HOW: At 270900C AUG 09, the PGC TT reports possible detainee abuse IVO (38S LB 413 998). On 26 Aug 09, a PGC TT (which included a USN Corpsman) conducted a post mortem visual examination of JASIM MOHAMMED AHMED AL-SHIHAWI, an individual arrested in conjunction with a VBIED interdicted NE of Camp Taqaddum (SIGACT Entry DTG: 241130CAug09). The detainee was transferred from the IHP in Saqlawiah to the Iraqi CTU in Ramadi for questioning and while in custody, reportedly committed suicide.
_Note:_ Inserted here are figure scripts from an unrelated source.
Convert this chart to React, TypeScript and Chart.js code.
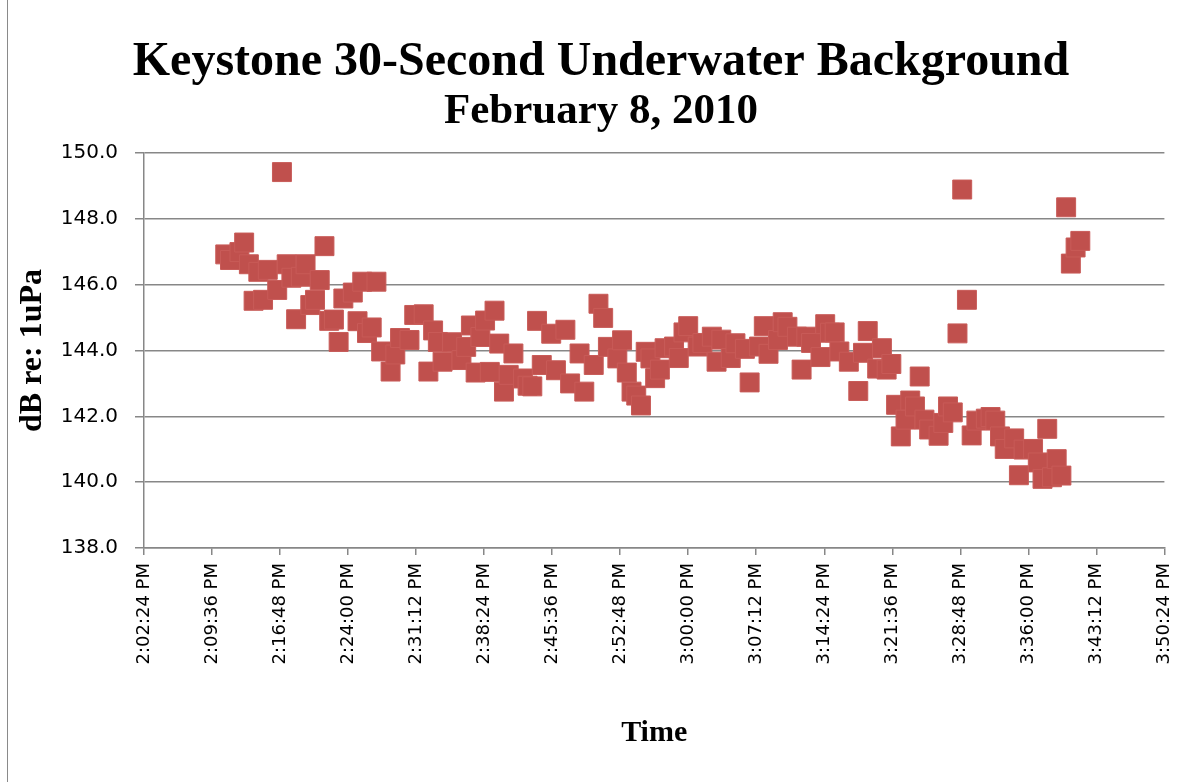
import { useEffect, useRef } from "react";
import { Chart, registerables } from "chart.js";

Chart.register(...registerables);

const titleText = "Keystone 30-Second Underwater Background";
const subtitleText = "February 8, 2010";
const xAxisTitle = "Time";
const yAxisTitle = "dB re: 1uPa";

const xTickLabels = [
  "2:02:24 PM", "2:09:36 PM", "2:16:48 PM", "2:24:00 PM", "2:31:12 PM", "2:38:24 PM",
  "2:45:36 PM", "2:52:48 PM", "3:00:00 PM", "3:07:12 PM", "3:14:24 PM", "3:21:36 PM",
  "3:28:48 PM", "3:36:00 PM", "3:43:12 PM", "3:50:24 PM",
];

const times = [
  "2:11:00", "2:11:30", "2:12:30", "2:13:00", "2:13:30", "2:14:00", "2:14:30", "2:15:00", "2:15:30", "2:16:30",
  "2:17:00", "2:17:30", "2:18:00", "2:18:30", "2:19:00", "2:19:30", "2:20:00", "2:20:30", "2:21:00", "2:21:30",
  "2:22:00", "2:22:30", "2:23:00", "2:23:30", "2:24:30", "2:25:00", "2:25:30", "2:26:00", "2:26:30", "2:27:00",
  "2:27:30", "2:28:30", "2:29:00", "2:29:30", "2:30:30", "2:31:00", "2:32:00", "2:32:30", "2:33:00", "2:33:30",
  "2:34:00", "2:35:00", "2:36:00", "2:36:30", "2:37:00", "2:37:30", "2:38:00", "2:38:30", "2:39:00", "2:39:30",
  "2:40:00", "2:40:30", "2:41:00", "2:41:30", "2:42:30", "2:43:00", "2:43:30", "2:44:00", "2:44:30", "2:45:30",
  "2:46:00", "2:47:00", "2:47:30", "2:48:30", "2:49:00", "2:50:00", "2:50:30", "2:51:00", "2:51:30", "2:52:30",
  "2:53:00", "2:53:30", "2:54:00", "2:54:30", "2:55:00", "2:55:30", "2:56:00", "2:56:30", "2:57:00", "2:57:30",
  "2:58:30", "2:59:00", "2:59:30", "3:00:00", "3:01:00", "3:01:30", "3:02:30", "3:03:00", "3:03:30", "3:04:30",
  "3:05:00", "3:06:00", "3:06:30", "3:07:30", "3:08:00", "3:08:30", "3:09:30", "3:10:00", "3:10:30", "3:11:30",
  "3:12:00", "3:12:30", "3:13:00", "3:14:00", "3:14:30", "3:15:00", "3:15:30", "3:16:00", "3:17:00", "3:18:00",
  "3:18:30", "3:19:00", "3:20:00", "3:20:30", "3:21:00", "3:21:30", "3:22:00", "3:22:30", "3:23:00", "3:23:30",
  "3:24:00", "3:24:30", "3:25:00", "3:25:30", "3:26:30", "3:27:00", "3:27:30", "3:28:00", "3:28:30", "3:29:00",
  "3:29:30", "3:30:00", "3:30:30", "3:31:30", "3:32:00", "3:32:30", "3:33:00", "3:33:30", "3:34:30", "3:35:00",
  "3:35:30", "3:36:30", "3:37:00", "3:37:30", "3:38:00", "3:38:30", "3:39:00", "3:39:30", "3:40:00", "3:40:30",
  "3:41:00", "3:41:30",
];

const levels = [
  146.92, 146.75, 146.99, 147.28, 146.62, 145.51, 146.39, 145.54, 146.45, 145.84,
  149.42, 146.62, 146.21, 144.95, 146.24, 146.62, 145.38, 145.54, 146.14, 147.17,
  144.90, 144.94, 144.26, 145.58, 145.76, 144.89, 146.09, 144.53, 144.70, 146.09,
  143.97, 143.36, 143.88, 144.38, 144.32, 145.08, 145.10, 143.36, 144.61, 144.26,
  143.66, 144.25, 143.71, 144.11, 144.76, 143.33, 144.41, 144.91, 143.35, 145.21,
  144.21, 142.75, 143.26, 143.91, 143.15, 142.93, 142.91, 144.90, 143.56, 144.51,
  143.40, 144.63, 143.00, 143.91, 142.75, 143.56, 145.42, 144.99, 144.11, 143.76,
  144.31, 143.33, 142.75, 142.63, 142.33, 143.96, 143.76, 143.16, 143.42, 144.07,
  144.12, 143.77, 144.55, 144.74, 144.12, 144.23, 144.42, 143.66, 144.33, 143.77,
  144.22, 144.05, 143.03, 144.12, 144.74, 143.90, 144.32, 144.86, 144.72, 144.42,
  143.42, 144.42, 144.23, 143.80, 144.80, 144.54, 144.55, 143.97, 143.66, 142.77,
  143.93, 144.59, 143.45, 144.07, 143.42, 143.59, 142.35, 141.39, 141.90, 142.48,
  142.30, 143.21, 141.90, 141.60, 141.41, 141.80, 142.30, 142.12, 144.52, 148.89,
  145.54, 141.42, 141.87, 141.93, 141.98, 141.87, 141.39, 141.01, 141.33, 140.21,
  140.99, 141.01, 140.60, 140.10, 141.62, 140.15, 140.70, 140.20, 148.35, 146.64,
  147.13, 147.33,
];

const xStart = "2:02:24";
const xEnd = "3:50:24";
const xStepSeconds = 432;
const yMin = 138;
const yMax = 150;
const yStep = 2;

const toSeconds = (t: string) => {
  const [h, m, s] = t.split(":").map(Number);
  return ((h % 12) + 12) * 3600 + m * 60 + s;
};

const serif = "'Liberation Serif', 'Times New Roman', serif";
const sans = "'DejaVu Sans', sans-serif";
const gridColor = "#878787";

export default function App() {
  const ref = useRef<HTMLCanvasElement>(null);

  useEffect(() => {
    const points = times.map((t, i) => ({ x: toSeconds(t), y: levels[i] }));
    const chart = new Chart(ref.current!, {
      type: "scatter",
      data: {
        datasets: [
          {
            data: points,
            pointStyle: "rect",
            pointRadius: 13.4,
            pointHoverRadius: 13.4,
            backgroundColor: "#C0504D",
            borderColor: "#C85B58",
            borderWidth: 1,
            showLine: false,
          },
        ],
      },
      options: {
        responsive: false,
        animation: false,
        devicePixelRatio: 1,
        events: [],
        layout: { padding: { left: 8, right: 0, top: 0, bottom: 0 } },
        plugins: {
          legend: { display: false },
          tooltip: { enabled: false },
          title: {
            display: true,
            text: titleText,
            color: "#000",
            font: { family: serif, size: 48, weight: "bold", lineHeight: 1 },
            padding: { top: 39, bottom: 0 },
          },
          subtitle: {
            display: true,
            text: subtitleText,
            color: "#000",
            font: { family: serif, size: 43, weight: "bold", lineHeight: 1 },
            padding: { top: 3, bottom: 20 },
          },
        },
        scales: {
          x: {
            type: "linear",
            min: toSeconds(xStart),
            max: toSeconds(xEnd),
            afterFit: (s: any) => {
              s.height = 234;
            },
            ticks: {
              stepSize: xStepSeconds,
              autoSkip: false,
              maxRotation: 90,
              minRotation: 90,
              padding: 8,
              color: "#000",
              font: { family: sans, size: 18 },
              callback: (_v: any, i: number) => xTickLabels[i],
            },
            grid: {
              drawOnChartArea: false,
              drawTicks: true,
              tickLength: 7,
              color: gridColor,
              lineWidth: 1.5,
            },
            border: { display: true, color: gridColor, width: 1.5 },
            title: {
              display: true,
              text: xAxisTitle,
              color: "#000",
              font: { family: serif, size: 30, weight: "bold", lineHeight: 1.2 },
              padding: { top: 0, bottom: 31 },
            },
          },
          y: {
            min: yMin,
            max: yMax,
            afterFit: (s: any) => {
              s.width = 136;
            },
            ticks: {
              stepSize: yStep,
              padding: 17,
              color: "#000",
              font: { family: sans, size: 20 },
              callback: (v: any) => Number(v).toFixed(1),
            },
            grid: {
              color: gridColor,
              lineWidth: 1.5,
              drawTicks: true,
              tickLength: 9,
            },
            border: { display: true, color: gridColor, width: 1.5 },
            title: {
              display: true,
              text: yAxisTitle,
              color: "#000",
              font: { family: serif, size: 32, weight: "bold", lineHeight: 1.2 },
              padding: { top: 6, bottom: 0 },
            },
          },
          yRightSpace: {
            position: "right",
            display: true,
            grid: { display: false, drawTicks: false },
            border: { display: false },
            ticks: { display: false },
            afterFit: (s: any) => {
              s.width = 26;
            },
          },
        },
      },
    });
    return () => chart.destroy();
  }, []);

  return (
    <div style={{ position: "absolute", left: 0, top: 0, width: 1194, height: 782, background: "#fff" }}>
      <canvas ref={ref} width={1194} height={782} style={{ display: "block" }} />
      <div style={{ position: "absolute", left: 7, top: 0, width: 1, height: 782, background: "#8a8a8a" }} />
    </div>
  );
}
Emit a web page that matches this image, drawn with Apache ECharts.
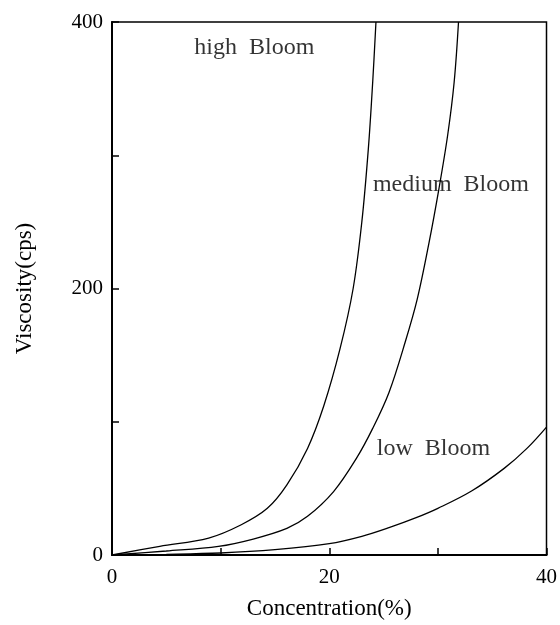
<!DOCTYPE html>
<html>
<head>
<meta charset="utf-8">
<script src="https://cdn.jsdelivr.net/npm/echarts@6/dist/echarts.min.js"></script>
<style>
  html, body { margin: 0; padding: 0; background: #fff; }
  #chart { width: 560px; height: 625px; }
</style>
</head>
<body>
<div id="chart"></div>
<script>
// concentration (%) vs viscosity (cps)
var highBloom = [[0, 0], [4.4, 6.5], [8.9, 12.7], [11.9, 22.7], [14.3, 35], [16.1, 52.6],
  [18, 80], [19.5, 112], [21, 155], [22.2, 200], [23.0, 250], [23.6, 305], [24.0, 355], [24.3, 400]];
var mediumBloom = [[0, 0], [5, 3], [9.8, 6.5], [13, 12], [16.1, 20], [18, 29], [20.4, 47.6],
  [22.5, 72.5], [24, 95], [25.5, 122], [27, 160], [28.1, 192], [29.2, 235], [30.1, 275],
  [30.9, 315], [31.5, 355], [31.9, 400]];
var lowBloom = [[0, 0], [5, 0.5], [10, 1.5], [15, 4], [20, 8.5], [23, 14], [25.5, 20.5],
  [28, 28], [30, 35], [33.1, 48], [36.1, 65], [38.2, 80], [40, 96]];

// curve names and where they sit
var curveLabels = ['high  Bloom', 'medium  Bloom', 'low  Bloom'];
var labelPos = [[13.1, 381], [31.2, 278], [29.6, 80]];

var xLabels = [0, 20, 40];   // labelled x ticks
var yLabels = [0, 200, 400]; // labelled y ticks

var font = 'Liberation Serif';

var myChart = echarts.init(document.getElementById('chart'));

function curve(name, data) {
  return {
    name: name,
    type: 'line',
    data: data,
    smooth: 0.35,
    symbol: 'none',
    lineStyle: { color: '#000', width: 1.3 }
  };
}

var option = {
  backgroundColor: '#fff',
  animation: false,
  grid: {
    left: 112, right: 7, top: 22, bottom: 68,
    show: true, borderColor: '#000', borderWidth: 1.5
  },
  xAxis: {
    type: 'value',
    min: 0, max: 40, interval: 10,
    name: 'Concentration(%)',
    nameLocation: 'middle',
    nameGap: 42,
    nameTextStyle: { fontFamily: font, fontSize: 23, color: '#000' },
    axisLine: { lineStyle: { color: '#000', width: 2 } },
    axisTick: { inside: true, length: 7, lineStyle: { color: '#000', width: 1.5 } },
    axisLabel: {
      margin: 12, fontFamily: font, fontSize: 21, color: '#000',
      formatter: function (v) { return xLabels.indexOf(v) >= 0 ? String(v) : ''; }
    },
    splitLine: { show: false }
  },
  yAxis: {
    type: 'value',
    min: 0, max: 400, interval: 100,
    name: 'Viscosity(cps)',
    nameLocation: 'middle',
    nameGap: 76,
    nameTextStyle: { fontFamily: font, fontSize: 23, color: '#000' },
    axisLine: { show: true, lineStyle: { color: '#000', width: 2 } },
    axisTick: { show: true, inside: true, length: 7, lineStyle: { color: '#000', width: 1.5 } },
    axisLabel: {
      margin: 9, fontFamily: font, fontSize: 21, color: '#000',
      formatter: function (v) { return yLabels.indexOf(v) >= 0 ? String(v) : ''; }
    },
    splitLine: { show: false }
  },
  series: [
    curve('high Bloom', highBloom),
    curve('medium Bloom', mediumBloom),
    curve('low Bloom', lowBloom),
    {
      type: 'scatter',
      symbolSize: 0,
      silent: true,
      data: labelPos.map(function (p, i) { return { value: p, name: curveLabels[i] }; }),
      label: {
        show: true, position: 'inside',
        formatter: function (p) { return p.name; },
        fontFamily: font, fontSize: 24, color: '#000'
      }
    }
  ]
};
myChart.setOption(option);
</script>
</body>
</html>
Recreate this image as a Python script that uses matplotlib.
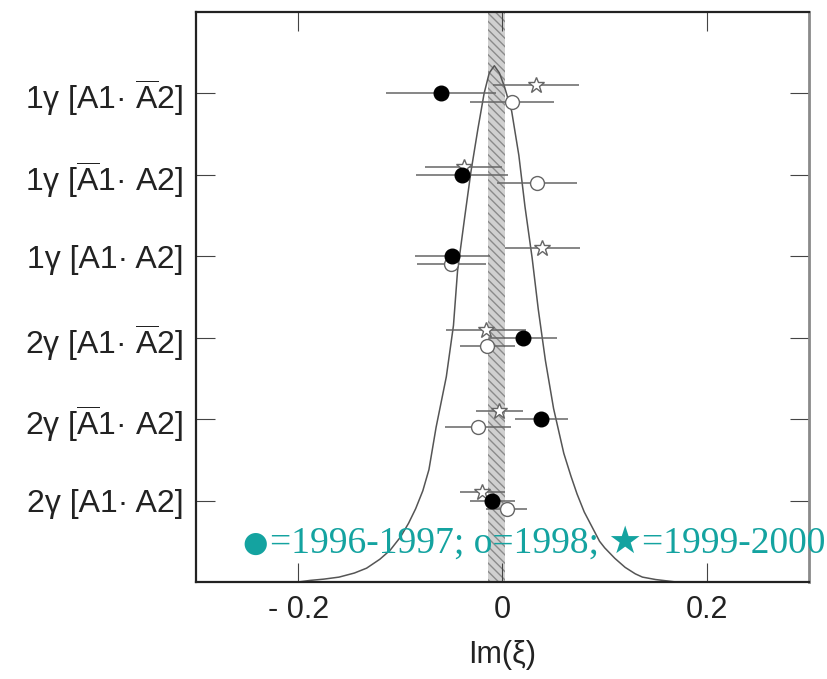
import matplotlib
matplotlib.use("Agg")
import matplotlib.pyplot as plt

plt.rcParams['font.family'] = ['Liberation Sans', 'DejaVu Sans']
plt.rcParams['mathtext.fontset'] = 'custom'
plt.rcParams['mathtext.rm'] = 'Liberation Sans'
plt.rcParams['mathtext.it'] = 'Liberation Sans:italic'
plt.rcParams['hatch.linewidth'] = 1.0

# ---- data (rows listed bottom to top) ----
categories = ["2γ [A1· A2]",
              r"2γ [$\overline{\mathrm{A}}$1· A2]",
              r"2γ [A1· $\overline{\mathrm{A}}$2]",
              "1γ [A1· A2]",
              r"1γ [$\overline{\mathrm{A}}$1· A2]",
              r"1γ [A1· $\overline{\mathrm{A}}$2]"]
rows = [1, 2, 3, 4, 5, 6]

filled_x = [-0.010, 0.038, 0.020, -0.049, -0.040, -0.060]
filled_err = [0.022, 0.026, 0.033, 0.037, 0.045, 0.054]
open_x = [0.004, -0.024, -0.015, -0.050, 0.034, 0.009]
open_err = [0.020, 0.032, 0.027, 0.034, 0.039, 0.041]
star_x = [-0.020, -0.003, -0.016, 0.039, -0.038, 0.033]
star_err = [0.022, 0.023, 0.039, 0.037, 0.038, 0.042]

curve_x = [-0.200, -0.188, -0.175, -0.160, -0.145, -0.133, -0.120, -0.110,
           -0.100, -0.092, -0.085, -0.078, -0.072, -0.065, -0.055, -0.048,
           -0.044, -0.037, -0.031, -0.024, -0.018, -0.013, -0.008, -0.003,
           0.002, 0.009, 0.016, 0.022, 0.029, 0.035, 0.042, 0.050, 0.060,
           0.067, 0.073, 0.080, 0.090, 0.095, 0.100, 0.110, 0.120, 0.130,
           0.137, 0.150, 0.160, 0.170]
curve_y = [0.00, 0.02, 0.035, 0.06, 0.11, 0.17, 0.28, 0.39,
           0.55, 0.72, 0.90, 1.12, 1.38, 1.90, 2.52, 3.15,
           3.82, 4.48, 5.03, 5.57, 6.00, 6.25, 6.34, 6.25,
           6.08, 5.78, 5.24, 4.61, 3.98, 3.35, 2.72, 2.13, 1.58,
           1.30, 1.08, 0.86, 0.62, 0.50, 0.42, 0.29, 0.18, 0.10,
           0.06, 0.03, 0.015, 0.00]

band_range = (-0.014, 0.002)
xticks = [-0.2, 0.0, 0.2]
xtick_labels = ["- 0.2", "0", "0.2"]
legend_dot = "●"
legend_text = "=1996-1997; o=1998; ★=1999-2000"

# ---- figure ----
fig = plt.figure(figsize=(8.28, 6.79), dpi=100)
ax = fig.add_axes([196/828, 1-582/679, (809-196)/828, (582-12)/679])
ax.set_xlim(-0.3, 0.3)
ax.set_ylim(0, 7)

ax.axvspan(band_range[0], band_range[1], facecolor='#d0d0d0', edgecolor='#8a8a8a',
           hatch='\\\\\\\\', linewidth=0, zorder=1)

ax.plot(curve_x, curve_y, color='#555555', lw=1.1, zorder=2, solid_joinstyle='round')

off = 0.1
yf = [r for r in rows]
yo = [r - off for r in rows]
ys = [r + off for r in rows]

ecol = '#666666'
ax.errorbar(star_x, ys, xerr=star_err, fmt='none', ecolor=ecol, elinewidth=1.1, capsize=0, zorder=3)
ax.errorbar(open_x, yo, xerr=open_err, fmt='none', ecolor=ecol, elinewidth=1.1, capsize=0, zorder=3)
ax.errorbar(filled_x, yf, xerr=filled_err, fmt='none', ecolor=ecol, elinewidth=1.1, capsize=0, zorder=3)

ax.plot(star_x, ys, ls='none', marker='*', ms=12, mfc='white', mec='#666666', mew=1.0, zorder=4)
ax.plot(open_x, yo, ls='none', marker='o', ms=10, mfc='white', mec='#666666', mew=1.0, zorder=4)
ax.plot(filled_x, yf, ls='none', marker='o', ms=10.5, mfc='black', mec='black', zorder=5)

ax.set_yticks(rows)
ax.set_yticklabels(categories)
ax.set_xticks(xticks)
ax.set_xticklabels(xtick_labels)
ax.tick_params(direction='in', length=14, width=0.8, color='#444444',
               top=True, right=True, labelsize=22, labelcolor='#222222')
ax.tick_params(axis='y', pad=9, labelsize=23)
ax.tick_params(axis='x', pad=9)

for s in ['left', 'top', 'bottom']:
    ax.spines[s].set_linewidth(1.6)
    ax.spines[s].set_color('#222222')
ax.spines['right'].set_linewidth(2.0)
ax.spines['right'].set_color('#8a8a8a')

ax.set_xlabel("Im(ξ)", fontsize=22, color='#222222', labelpad=11)

teal = '#14A3A0'
fig.text(255/828, 1-544/679, legend_dot, color=teal, fontsize=21,
         family='DejaVu Sans', ha='center', va='center')
fig.text(270/828, 1-553/679, legend_text, color=teal, fontsize=27,
         family=['Liberation Serif', 'DejaVu Sans'], ha='left', va='baseline')

fig.savefig("out.png", dpi=100)
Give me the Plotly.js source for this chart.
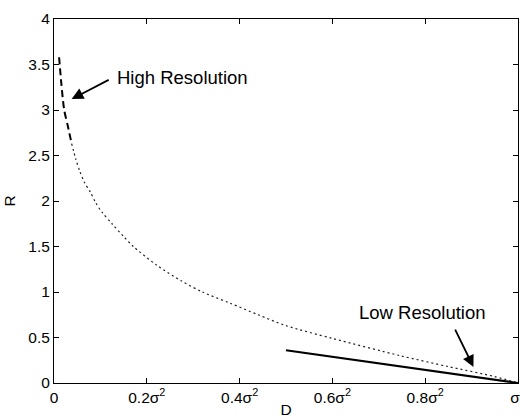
<!DOCTYPE html>
<html>
<head>
<meta charset="utf-8">
<script src="https://cdn.plot.ly/plotly-3.0.1.min.js"></script>
<style>html,body{margin:0;padding:0;background:#fff;overflow:hidden;}#chart{width:520px;height:418px;}</style>
</head>
<body>
<div id="chart"></div>
<script>
// High-resolution (dashed) segment
const hiD = [0.011, 0.016, 0.022, 0.030, 0.038];
const hiR = [3.58, 3.28, 3.00, 2.82, 2.63];
// Rate-distortion curve (dotted)
const midD = [0.038, 0.047, 0.056, 0.066, 0.078, 0.09, 0.103, 0.125, 0.15, 0.171, 0.22, 0.275, 0.32, 0.38, 0.44, 0.5, 0.6, 0.746, 0.85, 0.95, 1.0];
const midR = [2.63, 2.46, 2.32, 2.20, 2.10, 1.98, 1.88, 1.75, 1.61, 1.50, 1.30, 1.12, 1.00, 0.876, 0.75, 0.63, 0.49, 0.30, 0.18, 0.07, 0.0];
// Low-resolution (solid) segment
const lowD = [0.5, 1.0];
const lowR = [0.36, 0.0];
// Ticks
const xTickVals = [0, 0.2, 0.4, 0.6, 0.8, 1];
const xTickText = ['0', '0.2σ<sup>2</sup>', '0.4σ<sup>2</sup>', '0.6σ<sup>2</sup>', '0.8σ<sup>2</sup>', 'σ<sup>2</sup>'];
const yTickVals = [0, 0.5, 1, 1.5, 2, 2.5, 3, 3.5, 4];
const yTickText = ['0', '0.5', '1', '1.5', '2', '2.5', '3', '3.5', '4'];

const font = 'Liberation Sans, Arial, Helvetica, sans-serif';

const traces = [
  {x: midD, y: midR, mode: 'lines', line: {color: '#222', width: 1.2, dash: '2px,3px', shape: 'spline', smoothing: 0.8}, hoverinfo: 'skip'},
  {x: hiD, y: hiR, mode: 'lines', line: {color: '#000', width: 2, dash: '7px,4px', shape: 'spline', smoothing: 0.8}, hoverinfo: 'skip'},
  {x: lowD, y: lowR, mode: 'lines', line: {color: '#000', width: 2}, hoverinfo: 'skip'}
];

const layout = {
  width: 520, height: 418,
  margin: {l: 54, r: 2, t: 19, b: 35},
  paper_bgcolor: '#fff', plot_bgcolor: '#fff',
  showlegend: false,
  font: {family: font, size: 15, color: '#000'},
  xaxis: {
    range: [0, 1], tickvals: xTickVals, ticktext: xTickText,
    ticks: 'inside', ticklen: 5, tickwidth: 1, tickcolor: '#000',
    showline: true, linecolor: '#000', linewidth: 1, mirror: 'ticks',
    showgrid: false, zeroline: false, automargin: false,
    ticklabeloverflow: 'allow',
    tickfont: {family: font, size: 15.5},
    title: {text: 'D', font: {family: font, size: 15.5}, standoff: 0}
  },
  yaxis: {
    range: [0, 4], tickvals: yTickVals, ticktext: yTickText,
    ticks: 'inside', ticklen: 5, tickwidth: 1, tickcolor: '#000',
    showline: true, linecolor: '#000', linewidth: 1, mirror: 'ticks',
    showgrid: false, zeroline: false, automargin: false,
    ticklabeloverflow: 'allow',
    tickfont: {family: font, size: 15.5},
    title: {text: 'R', font: {family: font, size: 15.5}, standoff: 8}
  },
  annotations: [
    {x: 0.278, y: 3.36, xref: 'x', yref: 'y', text: 'High Resolution', showarrow: false, font: {family: font, size: 18.5}},
    {x: 0.038, y: 3.12, xref: 'x', yref: 'y', ax: 0.121, ay: 3.34, axref: 'x', ayref: 'y', text: '', showarrow: true, arrowhead: 2, arrowsize: 1.3, arrowwidth: 1.8, arrowcolor: '#000'},
    {x: 0.794, y: 0.77, xref: 'x', yref: 'y', text: 'Low Resolution', showarrow: false, font: {family: font, size: 18.5}},
    {x: 0.904, y: 0.176, xref: 'x', yref: 'y', ax: 0.863, ay: 0.604, axref: 'x', ayref: 'y', text: '', showarrow: true, arrowhead: 2, arrowsize: 1.3, arrowwidth: 1.8, arrowcolor: '#000'}
  ]
};

Plotly.newPlot('chart', traces, layout, {displayModeBar: false, staticPlot: true});
</script>
</body>
</html>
The PGC TT personnel conducting the post mortem examination found bruises and burns on the detainee`s body as well as visible injuries to the head, arm, torso, legs, and neck. The PGC TT report the injuries are consistent with abuse. The CTU/IP have reportedly begun an investigation into the detainees death. An update will be posted when more information becomes available. The SIR is attached.


CLOSED 20091019



On Oct. 24, 2010, two days after WikiLeaks published the “Iraq War Logs,” Al Jazeera released “U.S. Turns a Blind Eye to Torture.” The video details the Frago 242 and 039 stipulations as revealed in the Logs. While some incidents were eventually investigated — apparently including the one in Ramadi — there is no record of Iraqi personnel receiving a sentence for misconduct. The Al Jazeera report traces knowledge of the orders to “the highest levels of the U.S. government” — including, the video makes plain, Donald Rumsfeld, then defense secretary.



Civilian Deaths


For the first two years following the 2003 invasion, U.S. military authorities denied keeping records of civilian deaths in Iraq. Only in 2005, when the Defense Department began reporting statistics to Congress, did it emerge that the military had in fact compiled such records. But the DoD’s reports were too imprecise to constitute a reliable record: Deaths and injuries were combined, as were civilian and Iraqi army casualties. And the official numbers were consistently lower than other contemporaneous figures, according to Iraq Body Count, an investigative nongovernmental group based in London. In the five-year period the Logs cover, U.S. military logs put the number of Iraqi casualties at 109,032, some 60,000 of whom were civilians.


The “Iraq War Logs” did much to clarify the casualty question. In a detailed report, Iraq Body Count said the Logs made it possible, for the first time, to combine disparately sourced data to build a significantly more complete picture.